We asked a few economy watchers around town if the Fed’s quarter-point cut (after a half-point six weeks ago) is the right medicine for an otherwise healthy business climate suffering a bad bout of housing flu …
Andy Policano, dean at UCI’s Merage School of Business: “The cut is just right at this point; it is enough to signal that the Fed is willing and ready to battle malaise, and yet not too much reflecting still the concerns about inflation. The cut should immediately help ease some liquidity pressures. But the main effects on the economy of the accumulated Fed cuts will take something like 6 months to 9 months. The housing market has a way to go, perhaps to middle of 2008, before some recovery is seen.”
Economist at Mark Schniepp at California Forecast: “This continues to restore confidence in the market. Rates may fall some, but more likely the spread between jumbo and conforming will continue to shrink … Home-equity lines of credit loans will be at lower rates. Short-term rates will go lower, a disincentive to save, but an incentive to find alternative investments (but NOT real estate, for God’s sake). GDP growth for Q3 was nearly 4 percent. So, the move by the Fed today was bold — it was just in the interests of the housing market and to get the credit crunchiness reduced as quickly as possible.”
Lender and talk-show host Norm Bour: Average people “should be concerned that these efforts on the part of the government will NOT stop the recessionary pattern we are in. THIS will, I think, cause huge worries. If Uncle Sam cannot ’stop’ the downturn of the economy, the increasing foreclosure activity and the drop in (home) prices, what can? (Average people) will, in turn, feel even more helpless than what they may be feeling now. Hate to sound like a Chicken Little, or a negative prognosticator, but it took MANY years to get to where we are now. And it cannot be fixed by these adjustments. The only thing that can help is time.”

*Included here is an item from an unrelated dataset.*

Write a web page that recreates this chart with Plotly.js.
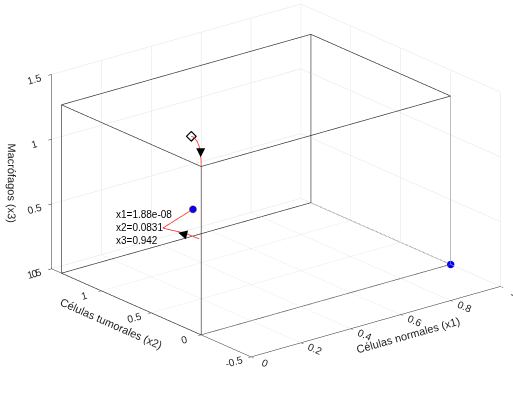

Investment adviser Chip Hanlon: “Based on its comments about inflationary pressures — talk about stating the obvious — the Fed may be setting itself up to pause its rate-cutting campaign at its next meeting, as it well should. … The housing market is already dead and cannot be fixed by Fed action. Now we need the market to fix this mess by way of lower prices. Today’s prospective homebuyers should be very patient and place low-ball offers as prices will almost certainly continue to come down. One must be a real estate agent to believe that now is a good time to be buying a home.”
Broker Bill Plattos at FirstTeam Real Estate: “I think the Fed has a handle on the economy and is doing what is necessary to keep a positive attitude in both our country and world. We will look back and realize this is the beginning of an excellent time to purchase a ‘Hot Buy’ in the real estate (especially if you are looking for a home, not just an investment) for those who like to time the market.”
Real estate investor Buzz Doxey … “Little or no effect on the real estate market as a whole. This is due to, as Sam Zell I believe stated, “We have a crisis in confidence, not an economic problem”. That, in part, is thanks to you, Jon, and your cohorts, as you have almost single handedly brought this market down through the doom and gloom drumbeat daily. … Go out and get the best location that money can buy and let time do
the rest. Remember nobody ever times the market.”